Na quarta-feira, a Justiça decretou a preventiva do primeiro suspeito do crime. João Daniel Duarte de Souza, 18 anos, que já tinha ordem de prisão por um latrocínio, e está foragido, é apontado pela polícia como integrante de uma facção do bairro. As duas pessoas mortas na madrugada de domingo não teriam envolvimento com a criminalidade. O simbolismo do ataque contra a base dos Ladeira, porém, deixa as autoridades em alerta para possíveis revides, e os moradores ainda mais apreensivos sobre os próximos capítulos desta guerra.
Foi também para sufocar isso que, desde terça-feira, a Brigada Militar e a investigação da Delegacia de Homicídios estão reforçadas. E os criminosos, sem fazer muita questão de se esconder, também se previnem, pelas redes sociais, de uma resposta.Em um perfil, um integrante da facção considerada a principal suspeita do crime, diz: "Usaram 12 espingardas e 38 e nós só usamos M4, M16 e pistolas 9mm. Tamos pelo certo, não matamos inocentes". Rivais teriam espalhado, via WhatsApp, nota negando a autoria do atentado.
Crise vitaminou o crime na cidade
O Atlas da Violência 2017 relaciona a crise econômica ao aumento da violência.

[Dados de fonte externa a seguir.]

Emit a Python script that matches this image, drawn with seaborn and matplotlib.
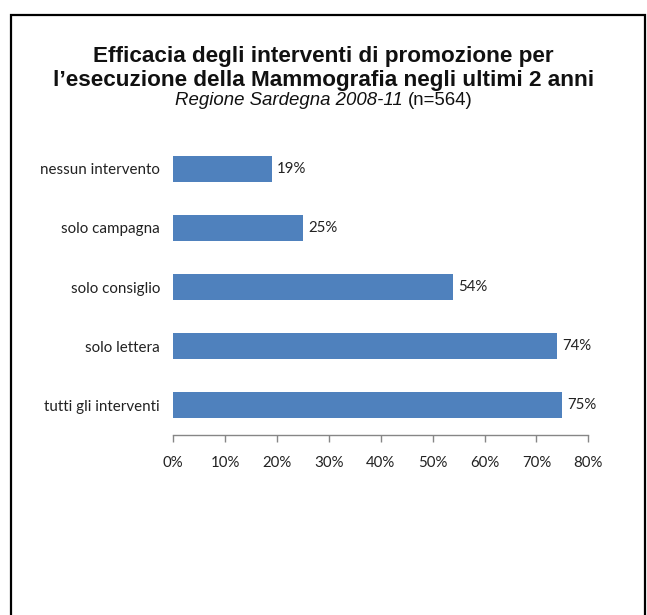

Uma análise que comparou dados desde 1980, chegou à conclusão de que, a cada redução de 1% da taxa de desemprego de homens, o índice de homicídios da cidade reduz 2,1%. No município que tem o terceiro maior PIB do Estado, a crise coincide com a explosão de homicídios.
— Gravataí tem uma área territorial muito grande, com regiões que até bem pouco tempo atrás eram rurais, ambicionadas pelas facções para esconder drogas e armas. A cidade cresceu, e se multiplicaram invasões nessas áreas. Os jovens, sem muitas oportunidades com a crise, logo são cooptados. E nesse meio, eles precisam se afirmar. Daí o aumento tão rápido dos crimes violentos — analisa o tenente-coronel Padilha.